▸ Task to carry out:
Print exactly the lines running from the one that holds "What seaborn and" through the one that holds "from matplotlib.ticker import FuncFormatter", please, and leave the pictures out.

▸ Data supplied:
--- start ---

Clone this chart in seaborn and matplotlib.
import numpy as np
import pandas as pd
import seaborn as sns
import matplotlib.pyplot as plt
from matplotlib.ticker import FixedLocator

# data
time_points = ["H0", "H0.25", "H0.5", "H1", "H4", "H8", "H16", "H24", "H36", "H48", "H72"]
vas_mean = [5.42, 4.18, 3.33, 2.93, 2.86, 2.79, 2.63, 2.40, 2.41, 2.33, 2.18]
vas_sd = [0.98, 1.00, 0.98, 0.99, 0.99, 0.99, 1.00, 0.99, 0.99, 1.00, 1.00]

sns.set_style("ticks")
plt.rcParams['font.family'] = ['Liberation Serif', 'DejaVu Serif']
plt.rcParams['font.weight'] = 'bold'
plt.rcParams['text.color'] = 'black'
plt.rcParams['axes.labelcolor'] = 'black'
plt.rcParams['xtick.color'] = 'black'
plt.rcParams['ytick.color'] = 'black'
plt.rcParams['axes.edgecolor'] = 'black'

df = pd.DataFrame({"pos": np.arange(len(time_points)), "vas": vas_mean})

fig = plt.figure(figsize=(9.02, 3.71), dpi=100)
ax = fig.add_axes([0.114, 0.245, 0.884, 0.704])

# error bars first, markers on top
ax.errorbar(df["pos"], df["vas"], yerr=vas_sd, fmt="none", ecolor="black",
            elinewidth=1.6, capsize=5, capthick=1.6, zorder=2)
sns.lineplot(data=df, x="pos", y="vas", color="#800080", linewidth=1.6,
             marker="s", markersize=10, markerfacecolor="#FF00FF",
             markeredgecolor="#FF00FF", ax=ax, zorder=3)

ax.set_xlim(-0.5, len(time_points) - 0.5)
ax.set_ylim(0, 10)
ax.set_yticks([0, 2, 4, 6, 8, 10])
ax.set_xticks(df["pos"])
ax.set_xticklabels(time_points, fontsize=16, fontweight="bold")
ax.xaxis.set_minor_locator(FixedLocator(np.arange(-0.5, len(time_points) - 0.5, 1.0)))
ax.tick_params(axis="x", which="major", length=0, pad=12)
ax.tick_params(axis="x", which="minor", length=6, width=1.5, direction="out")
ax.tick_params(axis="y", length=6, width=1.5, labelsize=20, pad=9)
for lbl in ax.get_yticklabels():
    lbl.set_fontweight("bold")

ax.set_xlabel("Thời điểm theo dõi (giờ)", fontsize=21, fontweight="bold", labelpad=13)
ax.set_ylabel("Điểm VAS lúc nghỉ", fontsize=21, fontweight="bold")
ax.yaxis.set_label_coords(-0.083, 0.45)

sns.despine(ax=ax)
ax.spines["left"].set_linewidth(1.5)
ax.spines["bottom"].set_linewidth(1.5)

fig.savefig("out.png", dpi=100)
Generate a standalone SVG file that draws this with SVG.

--- end ---
--- start ---

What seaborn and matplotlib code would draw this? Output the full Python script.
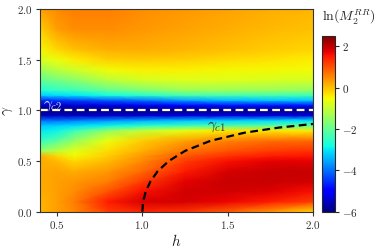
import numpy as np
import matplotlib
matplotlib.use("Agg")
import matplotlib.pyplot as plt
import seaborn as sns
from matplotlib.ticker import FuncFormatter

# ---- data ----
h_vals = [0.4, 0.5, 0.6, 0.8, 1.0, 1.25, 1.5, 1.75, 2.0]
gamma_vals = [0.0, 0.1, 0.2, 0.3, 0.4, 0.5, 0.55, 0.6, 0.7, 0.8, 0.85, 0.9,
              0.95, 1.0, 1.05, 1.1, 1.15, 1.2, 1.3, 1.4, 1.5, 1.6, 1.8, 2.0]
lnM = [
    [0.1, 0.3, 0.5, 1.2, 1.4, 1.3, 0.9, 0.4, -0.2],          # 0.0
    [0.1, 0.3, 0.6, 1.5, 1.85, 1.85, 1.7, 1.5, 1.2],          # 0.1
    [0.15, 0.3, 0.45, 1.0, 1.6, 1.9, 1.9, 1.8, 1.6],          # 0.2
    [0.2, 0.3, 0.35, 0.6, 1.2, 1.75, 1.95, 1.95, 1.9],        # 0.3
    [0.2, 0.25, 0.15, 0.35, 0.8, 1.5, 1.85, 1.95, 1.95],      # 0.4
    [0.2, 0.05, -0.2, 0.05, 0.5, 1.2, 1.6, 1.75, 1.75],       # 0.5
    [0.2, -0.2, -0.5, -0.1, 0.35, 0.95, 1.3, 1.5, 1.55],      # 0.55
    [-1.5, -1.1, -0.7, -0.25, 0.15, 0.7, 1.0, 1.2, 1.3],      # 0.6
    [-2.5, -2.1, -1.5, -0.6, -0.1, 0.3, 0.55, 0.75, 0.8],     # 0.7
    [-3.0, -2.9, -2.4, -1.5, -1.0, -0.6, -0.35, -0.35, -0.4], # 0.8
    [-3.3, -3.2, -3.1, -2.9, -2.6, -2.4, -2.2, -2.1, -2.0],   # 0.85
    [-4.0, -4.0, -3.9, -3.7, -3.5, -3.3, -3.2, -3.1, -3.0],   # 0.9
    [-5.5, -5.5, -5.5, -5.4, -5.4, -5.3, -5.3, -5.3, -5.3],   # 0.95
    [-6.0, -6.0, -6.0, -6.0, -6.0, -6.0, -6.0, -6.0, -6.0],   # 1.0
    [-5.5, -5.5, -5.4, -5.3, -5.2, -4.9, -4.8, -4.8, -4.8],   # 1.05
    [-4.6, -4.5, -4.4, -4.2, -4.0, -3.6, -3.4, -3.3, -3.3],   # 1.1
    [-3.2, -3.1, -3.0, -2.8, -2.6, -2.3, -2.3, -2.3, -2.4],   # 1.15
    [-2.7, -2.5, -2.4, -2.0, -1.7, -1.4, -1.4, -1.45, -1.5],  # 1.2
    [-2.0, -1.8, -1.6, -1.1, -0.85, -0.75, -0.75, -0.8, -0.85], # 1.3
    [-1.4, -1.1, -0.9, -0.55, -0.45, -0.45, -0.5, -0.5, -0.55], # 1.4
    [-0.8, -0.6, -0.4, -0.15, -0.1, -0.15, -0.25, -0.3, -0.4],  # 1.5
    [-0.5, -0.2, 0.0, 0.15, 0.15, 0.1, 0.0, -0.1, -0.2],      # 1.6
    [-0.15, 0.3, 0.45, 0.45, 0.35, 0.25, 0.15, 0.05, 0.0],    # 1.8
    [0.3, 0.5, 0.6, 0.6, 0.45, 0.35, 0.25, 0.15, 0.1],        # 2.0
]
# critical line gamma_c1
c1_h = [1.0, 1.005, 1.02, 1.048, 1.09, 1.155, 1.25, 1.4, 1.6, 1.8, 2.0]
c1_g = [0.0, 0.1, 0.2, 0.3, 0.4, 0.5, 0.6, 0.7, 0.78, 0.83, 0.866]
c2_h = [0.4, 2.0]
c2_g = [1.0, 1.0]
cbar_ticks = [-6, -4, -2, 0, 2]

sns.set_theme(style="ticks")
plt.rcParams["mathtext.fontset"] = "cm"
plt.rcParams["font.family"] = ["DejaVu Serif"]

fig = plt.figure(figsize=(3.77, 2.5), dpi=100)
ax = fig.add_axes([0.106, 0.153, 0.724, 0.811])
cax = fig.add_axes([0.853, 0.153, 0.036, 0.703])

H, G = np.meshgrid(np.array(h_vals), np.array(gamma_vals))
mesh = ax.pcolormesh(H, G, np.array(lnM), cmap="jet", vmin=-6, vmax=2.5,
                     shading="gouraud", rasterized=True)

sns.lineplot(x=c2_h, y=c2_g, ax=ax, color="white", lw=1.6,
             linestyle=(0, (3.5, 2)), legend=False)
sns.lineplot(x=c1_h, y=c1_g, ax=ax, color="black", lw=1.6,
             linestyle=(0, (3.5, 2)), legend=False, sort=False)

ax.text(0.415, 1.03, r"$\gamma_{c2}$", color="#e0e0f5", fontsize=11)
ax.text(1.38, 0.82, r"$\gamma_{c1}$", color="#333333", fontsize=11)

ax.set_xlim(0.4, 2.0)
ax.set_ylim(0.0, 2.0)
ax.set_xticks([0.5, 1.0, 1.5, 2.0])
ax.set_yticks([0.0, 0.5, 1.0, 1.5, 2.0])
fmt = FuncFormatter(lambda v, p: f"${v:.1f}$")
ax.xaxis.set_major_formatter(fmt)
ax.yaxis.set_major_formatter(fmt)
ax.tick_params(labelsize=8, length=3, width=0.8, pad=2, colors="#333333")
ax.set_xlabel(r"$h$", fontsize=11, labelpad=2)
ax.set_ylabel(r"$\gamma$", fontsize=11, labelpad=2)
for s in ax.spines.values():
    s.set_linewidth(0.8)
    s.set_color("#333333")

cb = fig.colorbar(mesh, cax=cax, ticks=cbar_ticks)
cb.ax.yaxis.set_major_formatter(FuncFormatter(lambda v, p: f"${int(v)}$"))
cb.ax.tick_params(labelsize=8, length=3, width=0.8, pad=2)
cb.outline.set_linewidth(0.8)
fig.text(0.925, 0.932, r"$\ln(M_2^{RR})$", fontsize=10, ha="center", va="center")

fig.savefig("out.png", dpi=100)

--- end ---
--- start ---

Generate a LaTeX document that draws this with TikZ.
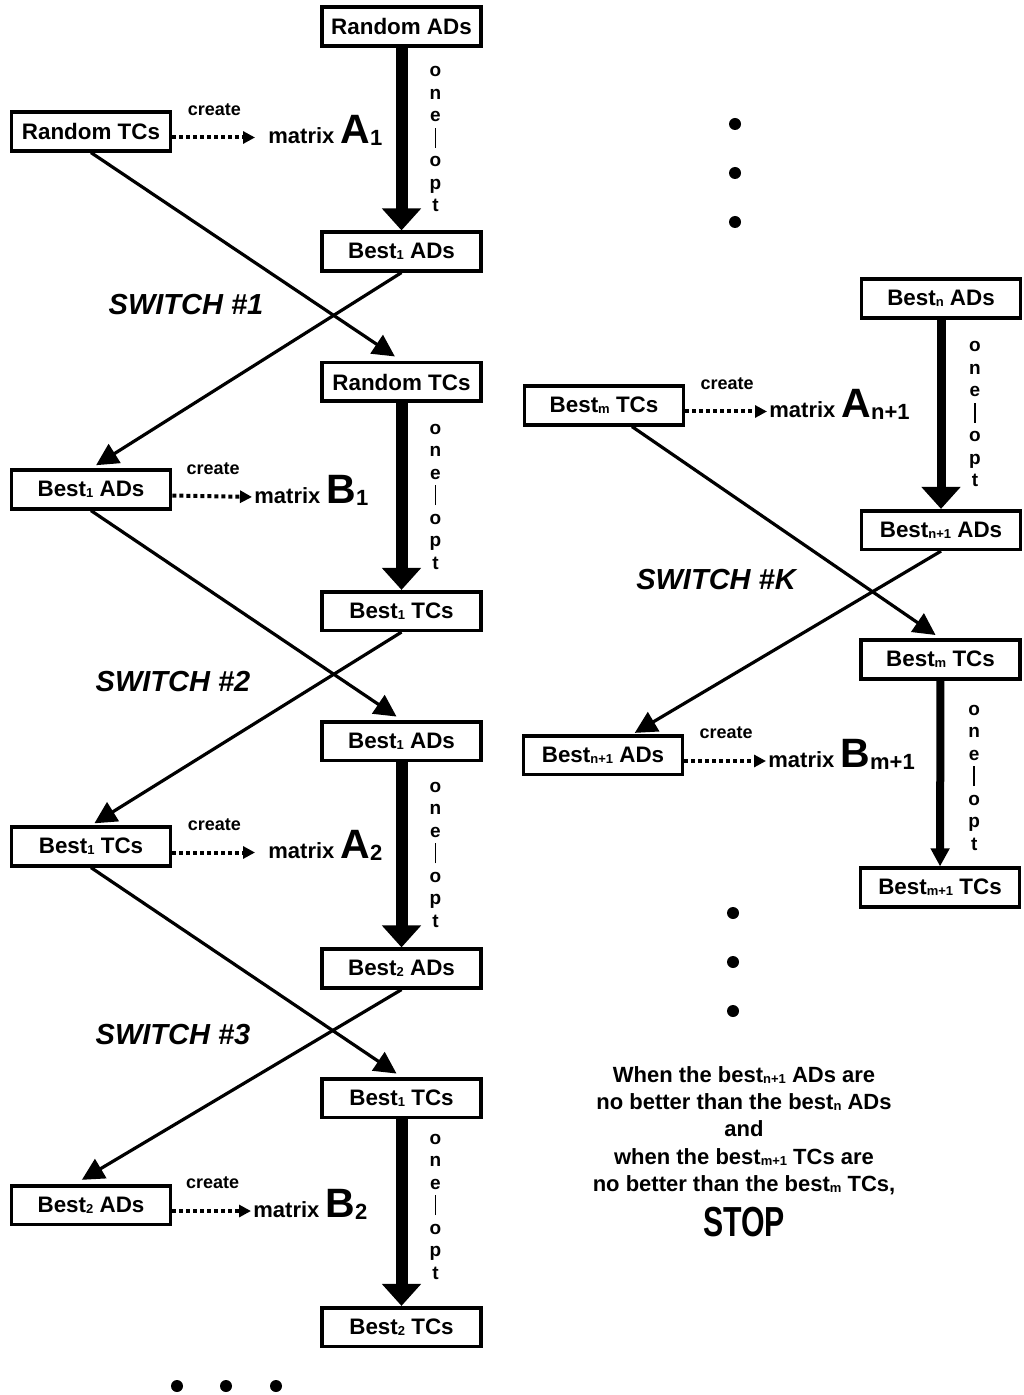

--- end ---

▸ Task answer:
What seaborn and matplotlib code would draw this? Output the full Python script.
import numpy as np
import matplotlib
matplotlib.use("Agg")
import matplotlib.pyplot as plt
import seaborn as sns
from matplotlib.ticker import FuncFormatter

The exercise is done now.